To be honest, it took Mommie Dammit a couple of viewings to notice… Hey! Stop that… like you were any different? Show me an innie with a delickalicious treasure-trail and I’ll show you a delightfully mesmerized drag queen. It didn’t even matter to me that he signed “I want to *coffee* in the car… and *shoes* all night” – I got the point. I got the point of the whole video. I only hope that the very fortunate boy this yummy child made this video for also gets it.

Sadly, as this clip makes its rounds of the Gay blogs, I’ve found plenty who didn’t. So many commenters ran with the “would we pay any attention to this if he was fat and ugly” meme that eventually Mommie Dammit snapped. I sank my talons into one unfortunate’s ass and proceeded to rip out chunks – only belatedly remembering to say that it wasn’t all aimed at him alone. My bad… sort of. Somehow I just can’t work up any real contrition for the act.

Here I am, enjoying the view, thinking how sweet this was and how fortunate the recipient was … and then this parade of unfuckable twinkie-twats starts pissing on my shoes. DAMMIT! All I wanted to do was smile at my child for taking the time and making the effort to learn sign language so he could speak to and hear the man he loves, I wanted to give them both a big Mommie Dammit squeeze for lifting my tired, shriveled, blackened heart and giving me a breath of fresh air after all the election bullshit… but no.
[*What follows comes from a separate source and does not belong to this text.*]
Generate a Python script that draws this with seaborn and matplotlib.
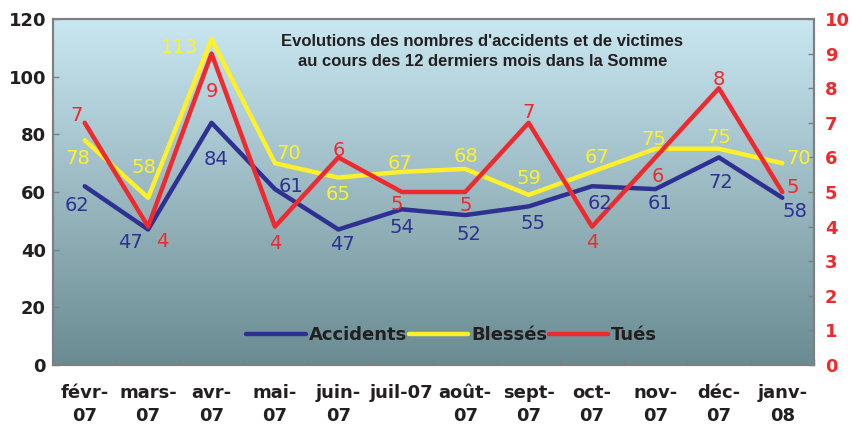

Pretty-Young-Thing makes shirtless video! Cue the sour-pussed twats in 3… 2… 1…

All I could think was “when will you tired bitches grow up?” When will you learn to take joy in the moments life gives you without shitting on them? OK, so 80% of us who watched this vid did so because the boy is cute as hell and half-naked. So what? We got it! Now shut your flatulent pie-hole and let the grown-ups in the room enjoy it in peace and quiet.